This is a nice way to put you down. You have been basically used by this guy. It hurts to accept it but how can you still have feelings for someone that can use you and mentally abuse you.
[QUOTE=babe1973]We have mutual respect..[/QUOTE]


What kind of respect happened here when you slept with a relatives husband. Thats lack of respect right there for one. Also, you say it was mutual after you told him that you love him but you still have very stong feelings for him. These feeling disapated for sometime until he started to come and visit and you need to back away again. You dont know for sure that another night may not happen like the hotel. I dont suggest that you keep that going . Its all disrespect rather than mutual respect.

Don't think I am putting down what you did because it takes two but I am trying to make you realize not to do it again.
[QUOTE=babe1973]Eightball, You are mixing everything up. HIM and I have mutual respect for each other. What does my relative got to do in there??? I did not say Mutual Love but MUTUAL RESPECT. When on earth did I tell you that I stopped loving him before he came? I never forgot him. He always had a very special place in my heart.[/QUOTE]

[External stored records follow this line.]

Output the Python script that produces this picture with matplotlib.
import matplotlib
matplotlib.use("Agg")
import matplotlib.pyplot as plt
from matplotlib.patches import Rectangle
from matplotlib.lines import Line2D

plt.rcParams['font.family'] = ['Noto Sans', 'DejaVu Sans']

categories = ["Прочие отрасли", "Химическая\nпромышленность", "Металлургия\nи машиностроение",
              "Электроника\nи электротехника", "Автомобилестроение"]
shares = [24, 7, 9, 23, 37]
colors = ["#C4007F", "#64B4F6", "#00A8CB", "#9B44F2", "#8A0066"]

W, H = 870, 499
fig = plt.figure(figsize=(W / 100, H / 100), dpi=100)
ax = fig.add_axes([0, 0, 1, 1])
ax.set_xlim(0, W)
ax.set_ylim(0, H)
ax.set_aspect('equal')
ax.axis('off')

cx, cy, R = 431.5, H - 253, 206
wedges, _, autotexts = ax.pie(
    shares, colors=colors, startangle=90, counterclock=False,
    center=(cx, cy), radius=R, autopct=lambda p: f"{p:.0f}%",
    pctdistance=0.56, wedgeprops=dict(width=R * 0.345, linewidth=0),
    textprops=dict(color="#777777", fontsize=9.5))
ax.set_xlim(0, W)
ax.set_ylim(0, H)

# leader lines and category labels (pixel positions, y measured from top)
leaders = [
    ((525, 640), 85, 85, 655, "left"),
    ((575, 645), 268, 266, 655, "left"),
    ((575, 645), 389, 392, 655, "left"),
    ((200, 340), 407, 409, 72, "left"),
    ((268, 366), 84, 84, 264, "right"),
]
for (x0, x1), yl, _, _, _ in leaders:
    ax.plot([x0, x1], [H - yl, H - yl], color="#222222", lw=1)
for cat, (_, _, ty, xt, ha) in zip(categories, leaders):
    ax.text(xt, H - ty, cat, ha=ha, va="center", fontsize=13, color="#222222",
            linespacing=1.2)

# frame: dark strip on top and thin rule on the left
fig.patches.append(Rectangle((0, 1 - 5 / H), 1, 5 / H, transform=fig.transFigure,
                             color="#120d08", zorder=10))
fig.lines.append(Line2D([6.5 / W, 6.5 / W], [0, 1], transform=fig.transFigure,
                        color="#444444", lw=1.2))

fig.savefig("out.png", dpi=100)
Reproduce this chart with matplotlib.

I am not mixing anything wrong. What I am basically saying is what you voth did was wrong. HE may have stayed in that marriage just for the kids but someone with brain would have figured out that they can still be a father without an unhappy marriage. I beleive everything he has told you was bogus and you are the only you love him and he has no mutual feelings. If he had feelsing for you then he would have took that MUTAUL RESPECT and never cheated on his wife.
[QUOTE=babe1973]eightball I don't understand you. I read your posts around and you are very negative. You tell everyone to pull back. I think you didn't understand my story at all. The respect if between him and I, not with his wife. He thinks she is fooling around. Do you really think that a man should stay in an unhappy marriage just for his kids? You know that kids grow up and leave the house one day. That day, you will ask yourself why you stayed instead of living a life filled with happiness. The fact that a man divorces, doesn't make him a bad Dad.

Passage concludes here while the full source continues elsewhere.